Deuxième virage, les poubelles et bacs ne se remplissent pas en poids, mais en volume. La collecte automatisée ou manuelle des matières résiduelles est un, sinon le principal facteur de coûts du système, surtout dans les espaces publics hors du foyer. Que le sac collecté pèse 3 ou 20 kilos, cela prend une personne pour le collecter, d’où l’impact économique des « corps creux » que sont les tasses, verres et autres contenants alimentaires et de boissons. Alors que la plupart des grandes chaînes de restauration ont abandonné leurs initiatives de recyclage, leurs contenants remplissent nos équipements publics extérieurs et salissent nos rues et parcs, générant des coûts qui dépassent largement leur compensation financière obligatoire versée pour la collecte sélective municipale. Le volume doit donc être un des paramètres clés de l’analyse.

Meilleure coordination

 

Une autre priorité est de considérer dans l’analyse toutes les matières résiduelles qui échappent aux poubelles et aux bacs de recyclage et qui se retrouvent par terre ou dans la nature. Au regard des cas documentés hors Québec et des efforts déployés pour le nettoyage des villes, ces déchets sauvages pourraient générer des dizaines de millions de dollars annuellement au Québec, actuellement non considérés dans l’évaluation des systèmes, sans compter la pollution de notre environnement notamment par le plastique. Cela implique d’aborder et de planifier la gestion des équipements de récupération publics et privés (commerces, institutions, grands événements, etc.), les enjeux de propreté publique et ceux de protection de l’environnement de manière coordonnée et non en vase clos comme c’est encore le cas dans la plupart des municipalités. Les systèmes de récupération que sont la collecte sélective et celui de la consigne — qui attend depuis trop longtemps sa nécessaire modernisation, et notamment son élargissement aux bouteilles d’eau —, sans oublier les innovations que pourraient constituer des cloches de dépôt volontaire pour le verre ou des centres de dépôt de contenants consignés, doivent être bien arrimés ensemble pour optimiser globalement le système pour le public et non seulement pour les producteurs, distributeurs et recycleurs actuels.
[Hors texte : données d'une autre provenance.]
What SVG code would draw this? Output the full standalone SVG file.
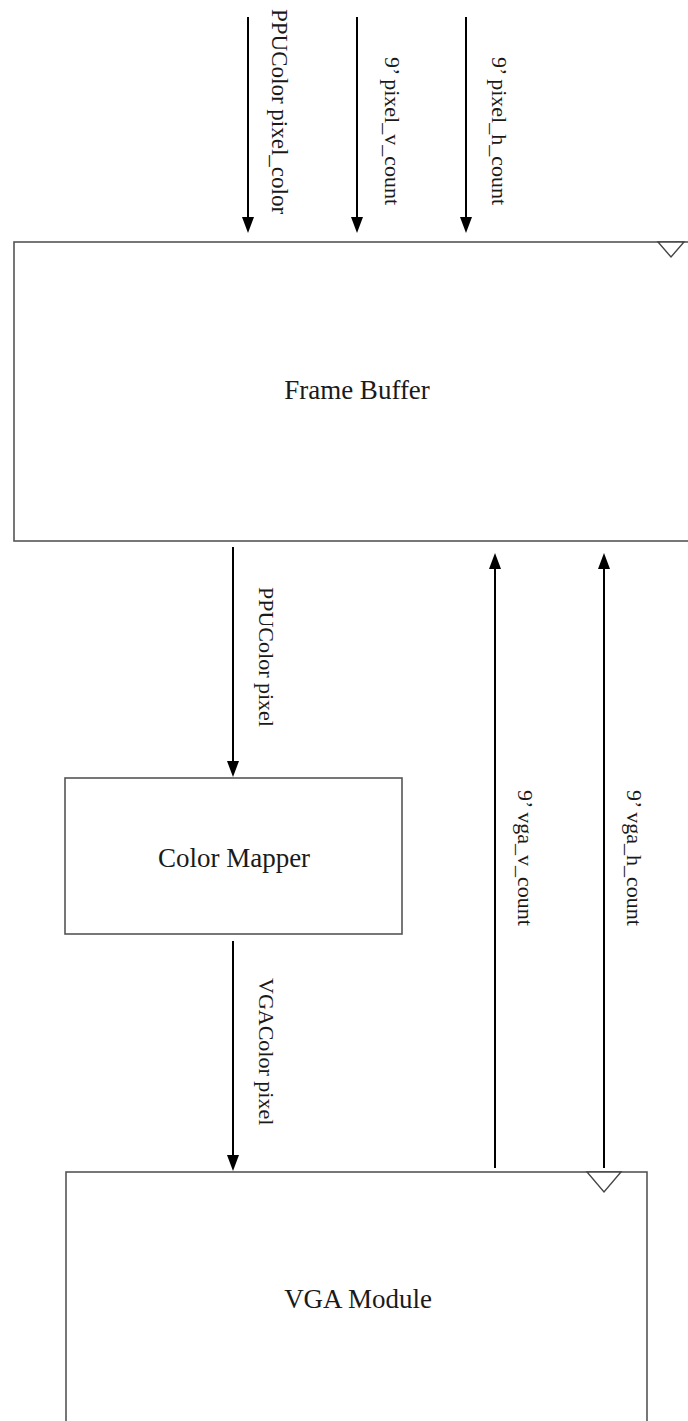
<svg xmlns="http://www.w3.org/2000/svg" width="688" height="1421" viewBox="0 0 688 1421">
<style>
.box{fill:#fff;stroke:#555;stroke-width:1.6}
.clk{fill:#fff;stroke:#444;stroke-width:1.4}
.title{font-family:"Liberation Serif","Times New Roman",serif;font-size:27px;fill:#1a1a1a;text-anchor:middle}
.lbl{font-family:"Liberation Serif","Times New Roman",serif;font-size:22px;fill:#1a1a1a}
.wire{stroke:#000;stroke-width:2;fill:none}
</style>
<defs>
<marker id="ah" viewBox="0 0 16 12" markerWidth="16" markerHeight="12" markerUnits="userSpaceOnUse" refX="10" refY="6" orient="auto">
<path d="M0,0 L16,6 L0,12 z" fill="#000"/>
</marker>
</defs>
<rect width="688" height="1421" fill="#fff"/>
<g id="frame-buffer">
<rect class="box" x="14" y="242" width="680" height="299"/>
<polygon class="clk" points="658,242 684,242 671,257"/>
<text class="title" x="357" y="399">Frame Buffer</text>
</g>
<g id="color-mapper">
<rect class="box" x="65" y="778" width="337" height="156"/>
<text class="title" x="234" y="867">Color Mapper</text>
</g>
<g id="vga-module">
<rect class="box" x="66" y="1172" width="581" height="260"/>
<polygon class="clk" points="587,1172 621,1172 604,1192"/>
<text class="title" x="358" y="1308">VGA Module</text>
</g>
<g id="connectors">
<line class="wire" x1="248" y1="17" x2="248" y2="227" marker-end="url(#ah)"/>
<line class="wire" x1="357" y1="17" x2="357" y2="227" marker-end="url(#ah)"/>
<line class="wire" x1="466" y1="17" x2="466" y2="227" marker-end="url(#ah)"/>
<line class="wire" x1="233" y1="547" x2="233" y2="771" marker-end="url(#ah)"/>
<line class="wire" x1="233" y1="941" x2="233" y2="1165" marker-end="url(#ah)"/>
<line class="wire" x1="495" y1="1168" x2="495" y2="559" marker-end="url(#ah)"/>
<line class="wire" x1="604" y1="1168" x2="604" y2="559" marker-end="url(#ah)"/>
<text class="lbl" style="font-size:23px" transform="translate(272,9) rotate(90)">PPUColor pixel_color</text>
<text class="lbl" transform="translate(385,57) rotate(90)">9’ pixel_v_count</text>
<text class="lbl" transform="translate(492,57) rotate(90)">9’ pixel_h_count</text>
<text class="lbl" transform="translate(259,587) rotate(90)">PPUColor pixel</text>
<text class="lbl" transform="translate(259,978) rotate(90)">VGAColor pixel</text>
<text class="lbl" transform="translate(518,790) rotate(90)">9’ vga_v_count</text>
<text class="lbl" transform="translate(627,790) rotate(90)">9’ vga_h_count</text>
</g>
</svg>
Dans la même logique, il faut tenir compte de l’activité et des réalités sociales des récupérateurs informels, par exemple les valoristes, ces milliers de personnes à Montréal et au Québec qui récupèrent sur une base régulière, souvent dans des conditions difficiles, des quantités importantes de contenants consignés provenant des bacs de recyclage, des poubelles et des déchets par terre. Outre une contribution importante à la performance du recyclage et à l’environnement, cette activité apporte à ces personnes, à la situation financière fragile, un complément financier souvent précieux pour payer leur nourriture, mais aussi leur logement, soulignant l’importance d’avoir une perspective socio-économique large.
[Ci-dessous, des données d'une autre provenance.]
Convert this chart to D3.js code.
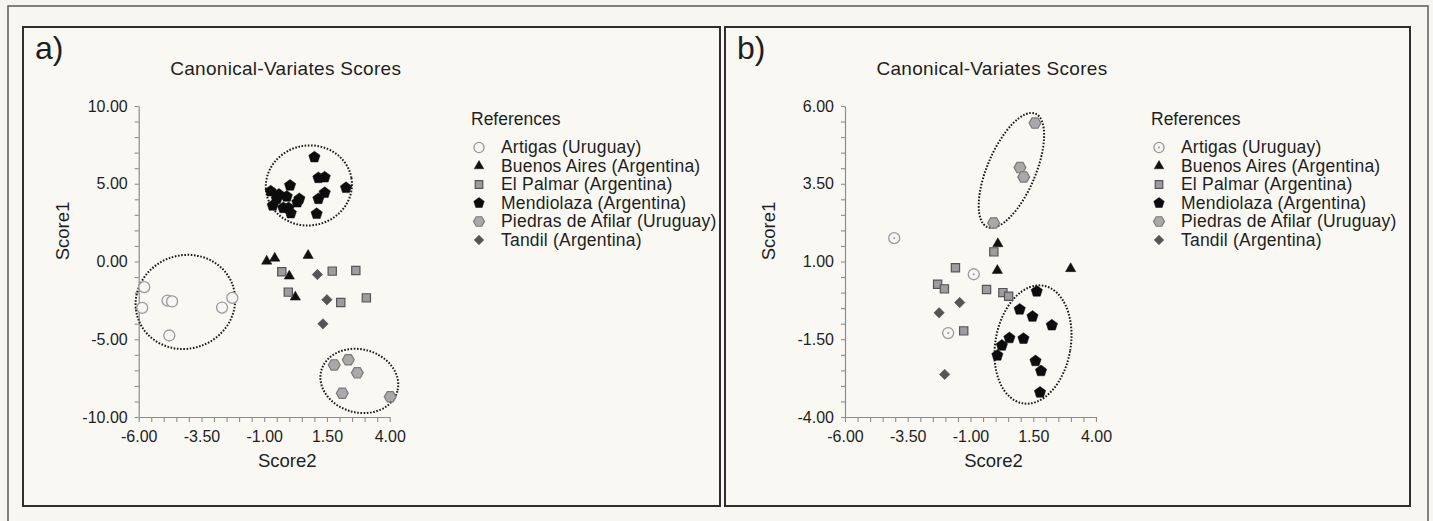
<!DOCTYPE html>
<html>
<head>
<meta charset="utf-8">
<script src="https://cdn.jsdelivr.net/npm/d3@7"></script>
<style>
  body { margin: 0; background: #f6f5f0; }
  svg { display: block; }
</style>
</head>
<body>
<svg id="chart" width="1433" height="521"></svg>
<script>
// legend names, same for both panels
const groups = ["Artigas (Uruguay)", "Buenos Aires (Argentina)", "El Palmar (Argentina)",
  "Mendiolaza (Argentina)", "Piedras de Afilar (Uruguay)", "Tandil (Argentina)"];

// panel a) scores  [Score2, Score1]
const artigasA = [[-5.78,-1.65],[-5.86,-2.98],[-4.85,-2.51],[-4.67,-2.57],[-4.78,-4.76],[-2.68,-2.96],[-2.27,-2.34]];
const buenosAiresA = [[-0.90,0.02],[-0.58,0.21],[0.75,0.39],[0.0,-0.94],[0.24,-2.29]];
const elPalmarA = [[-0.30,-0.66],[-0.04,-1.97],[1.71,-0.62],[2.65,-0.58],[2.05,-2.64],[3.07,-2.34]];
const mendiolazaA = [[1.0,6.71],[-0.74,4.52],[-0.66,3.60],[-0.50,4.03],[-0.41,4.31],[-0.10,4.18],[0.03,4.89],
  [-0.24,3.45],[-0.03,3.45],[0.06,3.11],[0.32,3.81],[0.40,4.03],[1.16,5.38],[1.41,5.42],[1.16,4.03],
  [1.41,4.42],[1.09,3.07],[2.26,4.74]];
const piedrasA = [[1.79,-6.65],[2.35,-6.32],[2.71,-7.16],[2.11,-8.47],[4.02,-8.70]];
const tandilA = [[1.12,-0.84],[1.50,-2.46],[1.34,-4.01]];

// panel b) scores
const artigasB = [[-4.04,1.75],[-0.87,0.59],[-1.89,-1.30]];
const buenosAiresB = [[0.09,1.57],[0.07,0.71],[2.99,0.77]];
const elPalmarB = [[-0.07,1.31],[-1.60,0.80],[-2.31,0.27],[-2.04,0.12],[-0.36,0.10],[0.29,0.0],[0.52,-0.12],[-1.27,-1.23]];
const mendiolazaB = [[1.64,0.04],[0.96,-0.54],[1.47,-0.77],[2.24,-1.05],[0.55,-1.46],[1.11,-1.48],[0.25,-1.70],
  [0.07,-2.02],[1.59,-2.20],[1.81,-2.52],[1.77,-3.21]];
const piedrasB = [[1.57,5.45],[0.97,4.02],[1.12,3.72],[-0.08,2.24]];
const tandilB = [[-1.43,-0.32],[-2.25,-0.65],[-2.03,-2.63]];

// dotted group ellipses (centre, radii in score units, tilt in degrees)
const ellipsesA = [
  {cx: -4.14, cy: -2.6, rx: 2.0, ry: 3.0, angle: -20},
  {cx: 0.78, cy: 4.89, rx: 1.72, ry: 2.57, angle: -10},
  {cx: 2.79, cy: -7.68, rx: 1.57, ry: 2.03, angle: 15}
];
const ellipsesB = [
  {cx: 0.63, cy: 3.93, rx: 0.96, ry: 1.98, angle: 23},
  {cx: 1.49, cy: -1.67, rx: 1.5, ry: 1.92, angle: 10}
];

const xTicks = [-6, -3.5, -1, 1.5, 4];
const yTicksA = [-10, -5, 0, 5, 10];
const yTicksB = [-4, -1.5, 1, 3.5, 6];

const fontFam = "'Liberation Sans', Arial, sans-serif";
const textColor = "#1e1e1e";
const axisColor = "#8c8c8c";

// custom polygons for the pentagon / hexagon markers
function polygonSymbol(n, k) {
  return {
    draw(ctx, size) {
      let r = Math.sqrt(size / k);
      for (let i = 0; i < n; i++) {
        let a = -Math.PI / 2 + i * 2 * Math.PI / n;
        if (i == 0) ctx.moveTo(r * Math.cos(a), r * Math.sin(a));
        else ctx.lineTo(r * Math.cos(a), r * Math.sin(a));
      }
      ctx.closePath();
    }
  };
}
const pentagon = polygonSymbol(5, 2.5 * Math.sin(2 * Math.PI / 5));
const hexagon = polygonSymbol(6, 3 * Math.sqrt(3) / 2);

const styles = [
  {type: d3.symbolCircle, size: 95, fill: "#f6f6f4", stroke: "#9a9a9a", sw: 1.3, rot: 0},
  {type: d3.symbolTriangle, size: 46, fill: "#111", stroke: "#111", sw: 0.5, rot: 0},
  {type: d3.symbolSquare, size: 68, fill: "#9d9d9d", stroke: "#555", sw: 1.2, rot: 0},
  {type: pentagon, size: 84, fill: "#0c0c0c", stroke: "#0c0c0c", sw: 0.5, rot: 0},
  {type: hexagon, size: 92, fill: "#a9a9a9", stroke: "#7a7a7a", sw: 1.2, rot: 30},
  {type: d3.symbolSquare, size: 54, fill: "#555", stroke: "#444", sw: 0.5, rot: 45}
];

let svg = d3.select("#chart");

// outer frame + panel frames
svg.append("rect")
  .attr("x", 8).attr("y", 6).attr("width", 1420).attr("height", 530)
  .style("fill", "#f7f6f1").style("stroke", "#5a5a5a").style("stroke-width", 1.5);
svg.append("rect")
  .attr("x", 23).attr("y", 27).attr("width", 697).attr("height", 479)
  .style("fill", "#f9f8f3").style("stroke", "#2e2e2e").style("stroke-width", 2);
svg.append("rect")
  .attr("x", 725).attr("y", 27).attr("width", 685).attr("height", 479)
  .style("fill", "#f9f8f3").style("stroke", "#2e2e2e").style("stroke-width", 2);

function drawPanel(opt) {
  let g = svg.append("g");

  let x = d3.scaleLinear().domain([-6, 4]).range([opt.left, opt.left + 251]);
  let y = d3.scaleLinear().domain(opt.yDomain).range([417, 106]);

  // panel letter
  g.append("text")
    .attr("x", opt.letterX).attr("y", 59)
    .text(opt.letter)
    .style("font-family", fontFam).style("font-size", "32px").style("fill", textColor);

  g.append("text")
    .attr("x", opt.left + 147).attr("y", 75)
    .text("Canonical-Variates Scores")
    .style("font-family", fontFam).style("font-size", "19px").style("letter-spacing", "0.3px")
    .style("text-anchor", "middle").style("fill", textColor);

  // minor ticks every 0.5 on x, every 1/0.5 on y
  let xAll = d3.range(-6, 4.001, 0.5);
  let yStep = (opt.yDomain[1] - opt.yDomain[0]) / 20;
  let yAll = d3.range(0, 21).map(i => opt.yDomain[0] + i * yStep);
  let isMajor = (v, list) => list.some(t => Math.abs(t - v) < 1e-6);

  let xAxis = g.append("g")
    .attr("transform", "translate(0," + 417 + ")")
    .call(d3.axisBottom(x).tickValues(xAll).tickSize(5).tickSizeOuter(0).tickPadding(9)
      .tickFormat(d => isMajor(d, xTicks) ? d.toFixed(2) : ""));
  let yAxis = g.append("g")
    .attr("transform", "translate(" + x(-6) + ",0)")
    .call(d3.axisLeft(y).tickValues(yAll).tickSize(4).tickSizeOuter(0).tickPadding(7)
      .tickFormat(d => isMajor(d, opt.yTicks) ? d.toFixed(2) : ""));

  [xAxis, yAxis].forEach(a => {
    a.select(".domain").style("stroke", axisColor).style("stroke-width", 1.2);
    a.selectAll(".tick line").style("stroke", axisColor).style("stroke-width", 1.1);
    a.selectAll(".tick text")
      .style("font-family", fontFam).style("font-size", "16px").style("fill", textColor);
  });

  g.append("text")
    .attr("x", x(-1) + 23).attr("y", 467)
    .text("Score2")
    .style("font-family", fontFam).style("font-size", "18.5px")
    .style("text-anchor", "middle").style("fill", textColor);

  g.append("text")
    .attr("transform", "translate(" + (opt.left - 70) + ", 231) rotate(-90)")
    .text("Score1")
    .style("font-family", fontFam).style("font-size", "18.5px")
    .style("text-anchor", "middle").style("fill", textColor);

  // dotted ellipses
  g.selectAll(".group_ellipse")
    .data(opt.ellipses)
    .enter()
    .append("ellipse")
    .attr("class", "group_ellipse")
    .attr("cx", d => x(d.cx))
    .attr("cy", d => y(d.cy))
    .attr("rx", d => x(d.cx + d.rx) - x(d.cx))
    .attr("ry", d => y(d.cy) - y(d.cy + d.ry))
    .attr("transform", d => "rotate(" + d.angle + "," + x(d.cx) + "," + y(d.cy) + ")")
    .style("fill", "none")
    .style("stroke", "#1a1a1a")
    .style("stroke-width", 2)
    .style("stroke-dasharray", "1.6,1.6");

  // points
  opt.series.forEach((pts, i) => {
    let s = styles[i];
    let sym = d3.symbol().type(s.type).size(s.size);
    g.selectAll(".pt_" + i)
      .data(pts)
      .enter()
      .append("path")
      .attr("class", "pt_" + i)
      .attr("d", sym)
      .attr("transform", d => "translate(" + x(d[0]) + "," + y(d[1]) + ") rotate(" + s.rot + ")")
      .style("fill", s.fill)
      .style("stroke", s.stroke)
      .style("stroke-width", s.sw);
    if (i == 0 && opt.dotted) {
      g.selectAll(".dot_" + i)
        .data(pts)
        .enter()
        .append("circle")
        .attr("cx", d => x(d[0])).attr("cy", d => y(d[1])).attr("r", 1)
        .style("fill", "#9a9a9a");
    }
  });

  // legend
  g.append("text")
    .attr("x", opt.legendX).attr("y", 125)
    .text("References")
    .style("font-family", fontFam).style("font-size", "17.5px").style("fill", textColor);

  groups.forEach((name, i) => {
    let s = styles[i];
    let cy = 147.5 + i * 18.5;
    g.append("path")
      .attr("d", d3.symbol().type(s.type).size(s.size * 0.85))
      .attr("transform", "translate(" + (opt.legendX + 8) + "," + cy + ") rotate(" + s.rot + ")")
      .style("fill", s.fill)
      .style("stroke", s.stroke)
      .style("stroke-width", s.sw);
    if (i == 0 && opt.dotted) {
      g.append("circle")
        .attr("cx", opt.legendX + 8).attr("cy", cy).attr("r", 1)
        .style("fill", "#9a9a9a");
    }
    g.append("text")
      .attr("x", opt.legendX + 30).attr("y", cy + 5.5)
      .text(name)
      .style("font-family", fontFam).style("font-size", "17.5px").style("letter-spacing", "0.2px")
      .style("fill", textColor);
  });
}

drawPanel({
  letter: "a)", letterX: 35, left: 138.7, legendX: 471,
  yDomain: [-10, 10], yTicks: yTicksA, ellipses: ellipsesA, dotted: false,
  series: [artigasA, buenosAiresA, elPalmarA, mendiolazaA, piedrasA, tandilA]
});

drawPanel({
  letter: "b)", letterX: 737, left: 845, legendX: 1151,
  yDomain: [-4, 6], yTicks: yTicksB, ellipses: ellipsesB, dotted: true,
  series: [artigasB, buenosAiresB, elPalmarB, mendiolazaB, piedrasB, tandilB]
});
</script>
</body>
</html>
Ce changement d’angles d’analyse et de planification de nos systèmes de gestion des matières résiduelles demandera des ressources et prendra de la volonté et du courage politiques, notamment pour mettre en place une documentation et une évaluation de la performance générale du système qui soient rigoureuses et indépendantes, entre autres des générateurs de matières résiduelles, des recycleurs et des enfouisseurs. Sinon, à faire de l’économie circulaire sans sortir du bac de recyclage, on risque de tourner en rond.